Translation And Meaning
The Finnish line Toistava mieli pitää sen mitä etsii translates directly to “A repeating mind holds what it seeks.” At its core, this proverb reflects a simple but powerful truth about memory. What the mind returns to again and again becomes fixed, strengthened, and eventually retained.
The proverb emphasizes that memory is not a passive storage system but an active process. Information does not stay because it was once understood. It stays because it is revisited, reinforced, and woven into thought patterns over time.
Origin And Cultural Context
While not tied to a specific historical text, this proverb aligns closely with Finnish cultural values of persistence, quiet discipline, and inner strength. Finland is known for the concept of sisu, which represents determination and resilience in the face of difficulty.
Memorization and learning in this cultural context are not about speed or shortcuts. They are about steady repetition, patience, and trust in gradual improvement. The proverb reflects a mindset where knowledge is earned through consistent engagement rather than quick exposure.
In traditional Finnish life, skills such as storytelling, navigation, craftsmanship, and survival knowledge were passed down through repeated practice and observation. Memory was not separate from daily life. It was built into it.
The Nature Of Memory And Repetition
The proverb captures a key principle supported by modern cognitive science. Repetition strengthens neural pathways. Each time information is recalled, the connection becomes more durable.
There are three layers implied in the proverb:
First, attention. The mind must choose what it seeks.
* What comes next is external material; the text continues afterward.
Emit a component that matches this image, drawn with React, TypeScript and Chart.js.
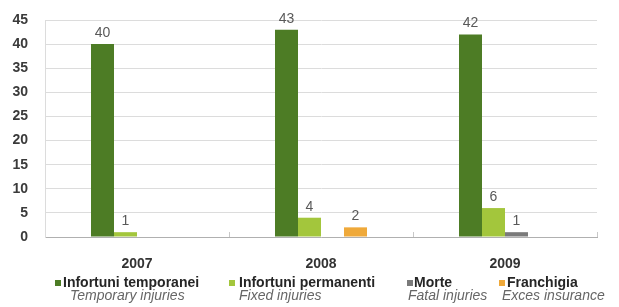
import React, { useEffect, useRef } from 'react';
import { Chart, registerables } from 'chart.js';

Chart.register(...registerables);

const years = ['2007', '2008', '2009'];
const infortuniTemporanei = [40, 43, 42];
const infortuniPermanenti = [1, 4, 6];
const morte = [0, 0, 1];
const franchigia = [0, 2, 0];
const seriesIt = ['Infortuni temporanei', 'Infortuni permanenti', 'Morte', 'Franchigia'];
const seriesEn = ['Temporary injuries', 'Fixed injuries', 'Fatal injuries', 'Exces insurance'];
const yMax = 45;
const yStep = 5;

const COLORS = ['#4d7c25', '#a3c63c', '#7a7a7a', '#efa93a'];
const FONT = '"Liberation Sans", Arial, sans-serif';

// legend layout (pixels)
const LEGEND_MARKER_X = [55, 229, 407, 499];
const LEGEND_TEXT_X = [63, 239, 414, 507];
const LEGEND_LINE2_X = [70, 239, 408, 502];
const LEGEND_Y1 = 283;
const LEGEND_Y2 = 296;

const valueLabels = {
  id: 'valueLabels',
  afterDatasetsDraw(chart: any) {
    const ctx = chart.ctx;
    ctx.save();
    ctx.font = `14px ${FONT}`;
    ctx.fillStyle = '#595959';
    ctx.textAlign = 'center';
    ctx.textBaseline = 'middle';
    chart.data.datasets.forEach((ds: any, i: number) => {
      const meta = chart.getDatasetMeta(i);
      meta.data.forEach((el: any, j: number) => {
        const v = ds.data[j];
        if (!v) return;
        ctx.fillText(String(v), el.x, el.y - 11);
      });
    });
    ctx.restore();
  },
};

const twoLineLegend = {
  id: 'twoLineLegend',
  afterDraw(chart: any) {
    const ctx = chart.ctx;
    ctx.save();
    ctx.textBaseline = 'middle';
    ctx.textAlign = 'left';
    chart.data.datasets.forEach((ds: any, i: number) => {
      ctx.fillStyle = ds.backgroundColor;
      ctx.fillRect(LEGEND_MARKER_X[i], LEGEND_Y1 - 3, 6, 6);
      ctx.fillStyle = '#262626';
      ctx.font = `bold 14px ${FONT}`;
      ctx.fillText(seriesIt[i], LEGEND_TEXT_X[i], LEGEND_Y1);
      ctx.fillStyle = '#666666';
      ctx.font = `italic 14px ${FONT}`;
      ctx.fillText(seriesEn[i], LEGEND_LINE2_X[i], LEGEND_Y2);
    });
    ctx.restore();
  },
};

export default function App() {
  const ref = useRef<HTMLCanvasElement | null>(null);

  useEffect(() => {
    document.body.style.margin = '0';
    const canvas = ref.current;
    if (!canvas) return;
    const chart = new Chart(canvas, {
      type: 'bar',
      data: {
        labels: years,
        datasets: [
          { label: seriesIt[0], data: infortuniTemporanei, backgroundColor: COLORS[0] },
          { label: seriesIt[1], data: infortuniPermanenti, backgroundColor: COLORS[1] },
          { label: seriesIt[2], data: morte, backgroundColor: COLORS[2] },
          { label: seriesIt[3], data: franchigia, backgroundColor: COLORS[3] },
        ],
      },
      options: {
        responsive: false,
        animation: false,
        layout: { padding: { top: 20, right: 22, left: 0, bottom: 0 } },
        datasets: { bar: { categoryPercentage: 0.5, barPercentage: 1 } },
        plugins: {
          legend: { display: false },
          tooltip: { enabled: false },
        },
        scales: {
          x: {
            afterFit: (s: any) => { s.height = 70; },
            grid: {
              display: true,
              drawOnChartArea: false,
              drawTicks: true,
              tickLength: -5,
              color: '#c8c8c8',
              offset: true,
            },
            border: { display: true, color: '#b0b0b0', width: 1 },
            ticks: {
              padding: 24,
              color: '#333333',
              font: { family: FONT, size: 14, weight: 'bold' },
            },
          },
          y: {
            min: 0,
            max: yMax,
            afterFit: (s: any) => {
              s.width = 45;
              s.paddingTop = 0;
              s.paddingBottom = 0;
            },
            grid: { color: '#dcdcdc', drawTicks: false },
            border: { display: true, color: '#dcdcdc' },
            ticks: {
              stepSize: yStep,
              padding: 17,
              color: '#3a3a3a',
              font: { family: FONT, size: 14, weight: 'bold' },
            },
          },
        },
      },
      plugins: [valueLabels, twoLineLegend],
    } as any);
    return () => chart.destroy();
  }, []);

  return (
    <div style={{ width: 619, height: 307, background: '#fff' }}>
      <canvas ref={ref} width={619} height={307} style={{ display: 'block' }} />
    </div>
  );
}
Second, repetition. The mind must return to it.
Third, retention. What is repeated becomes part of the self.
Without repetition, even meaningful information fades. With repetition, even complex material becomes familiar and accessible.
Life Lessons
1. Depth Over Speed
The proverb teaches that learning deeply matters more than learning quickly. Skimming large amounts of information creates the illusion of knowledge, but only repetition turns knowledge into something usable.
2. Consistency Builds Strength
A single long study session is less effective than many short, repeated exposures. The mind favors rhythm over intensity. Small, consistent effort leads to lasting results.
3. Memory Reflects Priorities
What you remember is a reflection of what you revisit. If something is important, it must appear often in your thoughts. The mind keeps what it is told to keep through repetition.
4. Active Recall Matters
Repetition is not just rereading. It is recalling, testing, and reconstructing information. The act of bringing something back into awareness strengthens it more than passive review.
5. Identity Is Shaped By Thought Patterns
Over time, repeated ideas do more than stay in memory. They shape perception, decisions, and identity. What you repeatedly think about becomes part of who you are.
Practical Application
To apply this proverb in daily life, focus on structured repetition. Break information into smaller parts, revisit it frequently, and test your ability to recall it without cues.
For example, instead of reading something once and moving on, return to it later in the day, then again the next day, then later in the week. Each return strengthens the memory.
Pair repetition with variation. Say it out loud, write it down, teach it to someone else, or apply it in a new context. This deepens the imprint and makes recall more flexible.
Final Reflection
A repeating mind is not a distracted mind. It is a focused one. The proverb reminds us that memory is not about how much we encounter, but about what we choose to return to. Through repetition, the mind does not just store information. It shapes it into something lasting and meaningful.